*** Information supplied
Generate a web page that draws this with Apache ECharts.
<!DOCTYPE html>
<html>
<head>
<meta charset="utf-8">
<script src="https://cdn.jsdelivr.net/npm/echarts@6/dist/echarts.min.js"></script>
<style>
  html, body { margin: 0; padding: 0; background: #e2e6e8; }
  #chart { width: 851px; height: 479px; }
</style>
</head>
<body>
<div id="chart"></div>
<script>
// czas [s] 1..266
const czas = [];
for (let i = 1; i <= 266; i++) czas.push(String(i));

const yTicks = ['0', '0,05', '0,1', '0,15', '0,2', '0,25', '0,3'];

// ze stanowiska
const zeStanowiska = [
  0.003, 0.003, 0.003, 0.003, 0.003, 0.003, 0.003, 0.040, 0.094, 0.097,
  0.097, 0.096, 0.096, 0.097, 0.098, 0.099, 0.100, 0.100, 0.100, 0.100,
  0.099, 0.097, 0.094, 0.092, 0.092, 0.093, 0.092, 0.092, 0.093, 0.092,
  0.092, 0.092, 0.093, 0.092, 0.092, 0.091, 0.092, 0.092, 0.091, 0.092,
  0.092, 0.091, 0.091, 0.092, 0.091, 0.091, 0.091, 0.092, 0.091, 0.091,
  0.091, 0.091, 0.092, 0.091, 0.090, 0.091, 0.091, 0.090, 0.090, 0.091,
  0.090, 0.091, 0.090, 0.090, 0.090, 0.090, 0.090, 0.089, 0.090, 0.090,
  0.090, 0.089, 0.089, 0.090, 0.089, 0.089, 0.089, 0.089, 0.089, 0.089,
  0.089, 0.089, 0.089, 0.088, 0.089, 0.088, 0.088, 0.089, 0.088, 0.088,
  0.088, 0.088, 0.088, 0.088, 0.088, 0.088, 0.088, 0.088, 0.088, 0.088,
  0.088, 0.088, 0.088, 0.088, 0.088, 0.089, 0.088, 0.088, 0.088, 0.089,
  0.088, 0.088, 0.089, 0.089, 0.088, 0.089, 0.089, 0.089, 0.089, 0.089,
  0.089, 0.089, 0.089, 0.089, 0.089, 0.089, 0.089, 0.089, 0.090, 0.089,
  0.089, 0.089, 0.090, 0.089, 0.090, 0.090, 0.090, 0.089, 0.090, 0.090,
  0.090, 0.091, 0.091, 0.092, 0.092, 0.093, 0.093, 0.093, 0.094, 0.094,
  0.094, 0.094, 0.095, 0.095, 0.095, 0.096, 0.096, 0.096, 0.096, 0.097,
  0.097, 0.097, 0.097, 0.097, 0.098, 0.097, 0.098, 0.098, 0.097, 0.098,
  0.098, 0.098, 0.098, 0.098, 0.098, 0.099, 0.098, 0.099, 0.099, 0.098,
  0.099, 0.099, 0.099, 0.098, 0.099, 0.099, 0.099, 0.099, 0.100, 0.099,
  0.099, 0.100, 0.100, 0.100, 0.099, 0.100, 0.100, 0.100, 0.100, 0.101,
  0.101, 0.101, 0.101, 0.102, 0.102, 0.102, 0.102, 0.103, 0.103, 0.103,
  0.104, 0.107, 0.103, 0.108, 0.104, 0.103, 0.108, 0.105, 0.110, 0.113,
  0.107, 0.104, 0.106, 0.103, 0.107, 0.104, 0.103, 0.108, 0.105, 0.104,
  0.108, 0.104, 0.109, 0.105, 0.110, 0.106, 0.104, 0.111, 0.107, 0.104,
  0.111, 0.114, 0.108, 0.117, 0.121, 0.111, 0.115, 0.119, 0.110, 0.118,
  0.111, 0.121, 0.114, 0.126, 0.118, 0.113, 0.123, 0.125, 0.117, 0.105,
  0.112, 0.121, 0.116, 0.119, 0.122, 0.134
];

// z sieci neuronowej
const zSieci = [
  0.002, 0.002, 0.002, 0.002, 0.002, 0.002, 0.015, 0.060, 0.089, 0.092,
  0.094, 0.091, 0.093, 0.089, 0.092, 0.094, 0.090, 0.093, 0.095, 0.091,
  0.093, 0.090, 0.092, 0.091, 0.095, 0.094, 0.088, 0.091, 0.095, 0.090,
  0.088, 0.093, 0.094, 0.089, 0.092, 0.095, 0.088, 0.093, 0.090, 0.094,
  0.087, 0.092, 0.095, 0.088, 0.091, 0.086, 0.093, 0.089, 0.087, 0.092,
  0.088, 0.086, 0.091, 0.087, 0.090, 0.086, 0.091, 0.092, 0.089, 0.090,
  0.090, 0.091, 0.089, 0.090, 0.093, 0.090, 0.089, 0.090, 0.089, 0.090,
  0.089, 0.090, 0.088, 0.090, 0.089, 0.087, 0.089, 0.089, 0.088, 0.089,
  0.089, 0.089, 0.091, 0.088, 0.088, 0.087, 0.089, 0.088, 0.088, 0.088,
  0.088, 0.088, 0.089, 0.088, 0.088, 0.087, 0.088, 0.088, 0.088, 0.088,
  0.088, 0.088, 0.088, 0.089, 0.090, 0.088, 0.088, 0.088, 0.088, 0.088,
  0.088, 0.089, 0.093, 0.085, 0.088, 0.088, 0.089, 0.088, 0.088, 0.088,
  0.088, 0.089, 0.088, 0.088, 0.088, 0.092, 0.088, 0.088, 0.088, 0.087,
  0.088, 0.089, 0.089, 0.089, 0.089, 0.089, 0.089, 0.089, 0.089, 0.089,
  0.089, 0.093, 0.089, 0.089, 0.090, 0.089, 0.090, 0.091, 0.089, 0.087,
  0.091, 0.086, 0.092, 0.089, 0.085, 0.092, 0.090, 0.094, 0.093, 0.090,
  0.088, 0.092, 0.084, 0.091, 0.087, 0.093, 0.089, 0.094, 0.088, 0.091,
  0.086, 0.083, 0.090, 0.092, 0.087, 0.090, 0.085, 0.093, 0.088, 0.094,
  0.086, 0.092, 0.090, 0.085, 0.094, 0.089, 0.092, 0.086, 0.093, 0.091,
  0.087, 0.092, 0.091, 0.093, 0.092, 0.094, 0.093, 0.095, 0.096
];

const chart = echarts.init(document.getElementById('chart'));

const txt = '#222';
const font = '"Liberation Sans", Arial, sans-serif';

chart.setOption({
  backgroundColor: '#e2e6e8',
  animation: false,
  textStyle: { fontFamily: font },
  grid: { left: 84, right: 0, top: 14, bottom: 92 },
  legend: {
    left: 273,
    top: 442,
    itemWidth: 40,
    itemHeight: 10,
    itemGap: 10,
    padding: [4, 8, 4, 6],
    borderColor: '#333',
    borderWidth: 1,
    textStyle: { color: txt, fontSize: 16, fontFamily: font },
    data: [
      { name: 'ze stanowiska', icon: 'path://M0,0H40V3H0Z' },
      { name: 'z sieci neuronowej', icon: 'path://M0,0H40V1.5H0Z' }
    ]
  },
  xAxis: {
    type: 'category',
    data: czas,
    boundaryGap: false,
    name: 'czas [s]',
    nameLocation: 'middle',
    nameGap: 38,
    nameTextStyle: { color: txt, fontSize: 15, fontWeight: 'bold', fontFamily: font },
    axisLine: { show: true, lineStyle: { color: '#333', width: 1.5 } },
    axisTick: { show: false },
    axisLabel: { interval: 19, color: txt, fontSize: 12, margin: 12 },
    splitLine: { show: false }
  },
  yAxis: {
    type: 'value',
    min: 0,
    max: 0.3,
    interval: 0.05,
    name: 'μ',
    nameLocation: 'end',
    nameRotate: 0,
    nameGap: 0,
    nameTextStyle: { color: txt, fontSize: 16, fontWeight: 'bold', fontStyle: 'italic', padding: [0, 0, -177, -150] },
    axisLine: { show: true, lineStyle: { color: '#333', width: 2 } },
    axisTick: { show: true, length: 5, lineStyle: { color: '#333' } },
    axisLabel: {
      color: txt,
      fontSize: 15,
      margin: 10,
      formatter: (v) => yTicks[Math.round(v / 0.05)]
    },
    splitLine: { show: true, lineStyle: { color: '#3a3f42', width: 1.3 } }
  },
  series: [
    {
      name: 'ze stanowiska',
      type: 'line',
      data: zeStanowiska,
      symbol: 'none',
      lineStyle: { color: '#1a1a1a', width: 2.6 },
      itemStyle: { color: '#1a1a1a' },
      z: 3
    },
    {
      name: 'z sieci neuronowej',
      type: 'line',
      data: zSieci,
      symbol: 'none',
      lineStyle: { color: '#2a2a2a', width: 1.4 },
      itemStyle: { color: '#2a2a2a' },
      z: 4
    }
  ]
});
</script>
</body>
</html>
******
> **Requirements**: Return, please, the lines of the data from the first through the line containing "['0', '0,05', '0,1', '0,15', '0,2', '0,25', '0,3'];", both kept, exactly as they stand and nothing more.

> **Expected answer**:
Generate a web page that draws this with Apache ECharts.
<!DOCTYPE html>
<html>
<head>
<meta charset="utf-8">
<script src="https://cdn.jsdelivr.net/npm/echarts@6/dist/echarts.min.js"></script>
<style>
  html, body { margin: 0; padding: 0; background: #e2e6e8; }
  #chart { width: 851px; height: 479px; }
</style>
</head>
<body>
<div id="chart"></div>
<script>
// czas [s] 1..266
const czas = [];
for (let i = 1; i <= 266; i++) czas.push(String(i));

const yTicks = ['0', '0,05', '0,1', '0,15', '0,2', '0,25', '0,3'];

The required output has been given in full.